• Material provided:
------------------------------------------------------------------------
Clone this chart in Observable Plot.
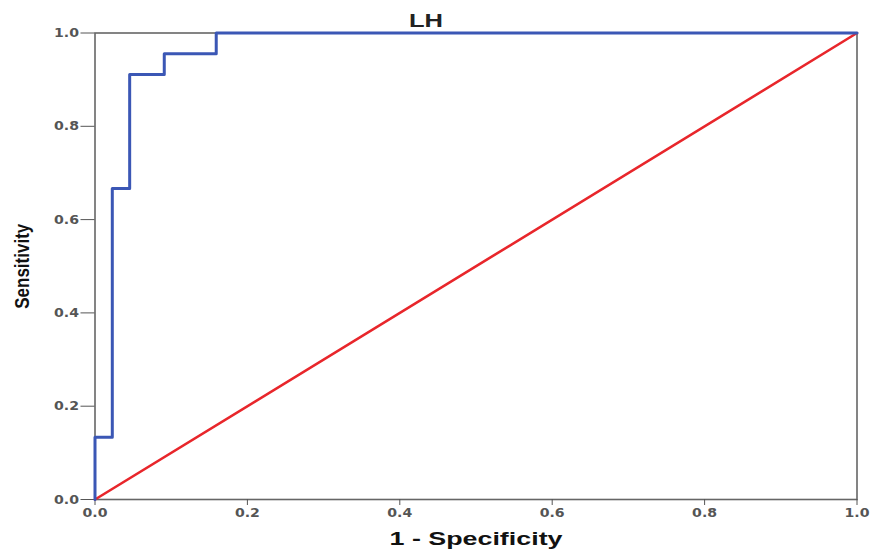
------------------------------------------------------------------------
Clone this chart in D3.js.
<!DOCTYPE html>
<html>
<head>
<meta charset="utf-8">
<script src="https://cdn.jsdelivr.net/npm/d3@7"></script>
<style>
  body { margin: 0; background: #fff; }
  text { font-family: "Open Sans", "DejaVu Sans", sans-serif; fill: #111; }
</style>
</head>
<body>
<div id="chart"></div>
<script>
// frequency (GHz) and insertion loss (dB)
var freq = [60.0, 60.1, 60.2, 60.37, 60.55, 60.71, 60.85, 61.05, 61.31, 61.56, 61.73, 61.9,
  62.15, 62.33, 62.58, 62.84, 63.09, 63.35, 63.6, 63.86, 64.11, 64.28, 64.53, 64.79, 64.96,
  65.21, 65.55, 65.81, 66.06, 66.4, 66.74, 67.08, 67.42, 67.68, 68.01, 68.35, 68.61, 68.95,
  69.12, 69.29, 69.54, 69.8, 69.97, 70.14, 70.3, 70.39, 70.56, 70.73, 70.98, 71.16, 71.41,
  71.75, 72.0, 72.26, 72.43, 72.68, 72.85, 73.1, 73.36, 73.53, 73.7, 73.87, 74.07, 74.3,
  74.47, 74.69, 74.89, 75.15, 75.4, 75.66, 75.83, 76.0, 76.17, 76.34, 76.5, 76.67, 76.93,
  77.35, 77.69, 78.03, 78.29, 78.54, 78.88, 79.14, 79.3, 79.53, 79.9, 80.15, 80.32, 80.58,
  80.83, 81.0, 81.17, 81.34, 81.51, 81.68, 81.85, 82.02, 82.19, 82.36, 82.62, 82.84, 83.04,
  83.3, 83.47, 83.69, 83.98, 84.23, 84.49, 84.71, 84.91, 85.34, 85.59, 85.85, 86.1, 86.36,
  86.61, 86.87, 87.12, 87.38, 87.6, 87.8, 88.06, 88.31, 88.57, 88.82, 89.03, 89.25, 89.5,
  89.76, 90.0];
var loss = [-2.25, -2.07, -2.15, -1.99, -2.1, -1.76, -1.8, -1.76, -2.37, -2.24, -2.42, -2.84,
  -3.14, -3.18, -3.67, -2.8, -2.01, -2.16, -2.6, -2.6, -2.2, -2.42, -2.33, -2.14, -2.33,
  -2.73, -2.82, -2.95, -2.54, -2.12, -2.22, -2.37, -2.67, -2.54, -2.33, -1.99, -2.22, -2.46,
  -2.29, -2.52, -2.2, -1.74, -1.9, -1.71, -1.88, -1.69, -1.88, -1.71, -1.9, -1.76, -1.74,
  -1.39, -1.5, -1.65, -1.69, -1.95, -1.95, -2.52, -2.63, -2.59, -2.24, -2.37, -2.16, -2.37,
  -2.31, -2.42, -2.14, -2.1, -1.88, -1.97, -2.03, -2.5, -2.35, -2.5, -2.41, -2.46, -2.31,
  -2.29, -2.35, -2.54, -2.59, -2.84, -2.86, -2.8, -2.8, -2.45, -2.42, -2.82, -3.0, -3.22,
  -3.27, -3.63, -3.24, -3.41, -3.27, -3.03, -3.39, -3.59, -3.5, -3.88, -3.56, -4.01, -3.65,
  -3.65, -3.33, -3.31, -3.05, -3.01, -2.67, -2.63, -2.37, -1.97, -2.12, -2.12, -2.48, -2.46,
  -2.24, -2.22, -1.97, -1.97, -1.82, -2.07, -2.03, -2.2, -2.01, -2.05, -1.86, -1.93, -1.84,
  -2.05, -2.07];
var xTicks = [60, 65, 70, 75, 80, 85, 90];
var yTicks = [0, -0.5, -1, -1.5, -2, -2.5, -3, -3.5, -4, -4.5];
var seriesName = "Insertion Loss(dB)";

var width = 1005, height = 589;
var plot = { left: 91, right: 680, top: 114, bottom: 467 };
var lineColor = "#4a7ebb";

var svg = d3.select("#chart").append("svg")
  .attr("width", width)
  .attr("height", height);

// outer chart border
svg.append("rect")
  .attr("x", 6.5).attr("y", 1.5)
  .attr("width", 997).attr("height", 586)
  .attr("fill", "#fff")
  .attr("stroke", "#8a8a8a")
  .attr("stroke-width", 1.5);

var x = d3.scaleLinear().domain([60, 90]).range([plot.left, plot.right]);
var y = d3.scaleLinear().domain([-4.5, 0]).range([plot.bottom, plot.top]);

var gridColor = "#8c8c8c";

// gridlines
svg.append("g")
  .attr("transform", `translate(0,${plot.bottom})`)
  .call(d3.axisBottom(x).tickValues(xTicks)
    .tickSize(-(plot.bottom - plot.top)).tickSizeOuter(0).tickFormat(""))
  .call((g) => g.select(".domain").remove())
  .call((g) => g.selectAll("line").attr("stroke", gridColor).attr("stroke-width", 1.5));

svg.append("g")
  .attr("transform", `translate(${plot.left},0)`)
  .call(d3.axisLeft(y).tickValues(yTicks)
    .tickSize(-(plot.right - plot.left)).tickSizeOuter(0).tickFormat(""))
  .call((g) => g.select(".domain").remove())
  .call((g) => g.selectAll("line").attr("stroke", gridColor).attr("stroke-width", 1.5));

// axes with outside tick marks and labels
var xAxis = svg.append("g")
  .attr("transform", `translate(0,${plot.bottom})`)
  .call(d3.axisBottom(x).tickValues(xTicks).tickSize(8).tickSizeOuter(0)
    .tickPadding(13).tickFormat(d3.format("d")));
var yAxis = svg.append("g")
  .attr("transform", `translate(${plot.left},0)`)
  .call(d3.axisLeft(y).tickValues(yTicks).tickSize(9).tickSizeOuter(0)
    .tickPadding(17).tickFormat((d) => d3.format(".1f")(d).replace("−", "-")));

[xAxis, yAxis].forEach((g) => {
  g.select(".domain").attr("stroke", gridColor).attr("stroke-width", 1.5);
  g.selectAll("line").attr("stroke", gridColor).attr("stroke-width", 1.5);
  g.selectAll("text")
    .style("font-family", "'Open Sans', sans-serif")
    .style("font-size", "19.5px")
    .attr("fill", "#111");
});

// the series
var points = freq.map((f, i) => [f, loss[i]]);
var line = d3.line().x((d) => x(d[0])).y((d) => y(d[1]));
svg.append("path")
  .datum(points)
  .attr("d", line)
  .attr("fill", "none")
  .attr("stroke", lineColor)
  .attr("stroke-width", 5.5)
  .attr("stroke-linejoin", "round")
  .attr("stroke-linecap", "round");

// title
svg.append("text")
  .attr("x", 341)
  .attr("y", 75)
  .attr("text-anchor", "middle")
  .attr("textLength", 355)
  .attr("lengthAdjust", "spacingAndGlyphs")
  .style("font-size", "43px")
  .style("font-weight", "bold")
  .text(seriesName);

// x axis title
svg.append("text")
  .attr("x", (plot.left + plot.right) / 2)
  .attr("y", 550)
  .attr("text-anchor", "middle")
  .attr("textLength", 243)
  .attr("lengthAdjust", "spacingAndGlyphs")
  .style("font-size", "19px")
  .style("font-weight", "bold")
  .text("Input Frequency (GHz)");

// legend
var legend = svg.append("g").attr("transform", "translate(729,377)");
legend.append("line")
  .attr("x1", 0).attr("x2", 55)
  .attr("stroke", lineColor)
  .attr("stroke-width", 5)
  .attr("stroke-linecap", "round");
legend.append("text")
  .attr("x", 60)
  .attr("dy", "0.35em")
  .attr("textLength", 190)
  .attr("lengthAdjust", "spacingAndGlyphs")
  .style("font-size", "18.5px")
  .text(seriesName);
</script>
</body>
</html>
------------------------------------------------------------------------
• Task:
Extract each line holding the string "chart".

• The solution:
Clone this chart in Observable Plot.
Clone this chart in D3.js.
<div id="chart"></div>
var svg = d3.select("#chart").append("svg")
// outer chart border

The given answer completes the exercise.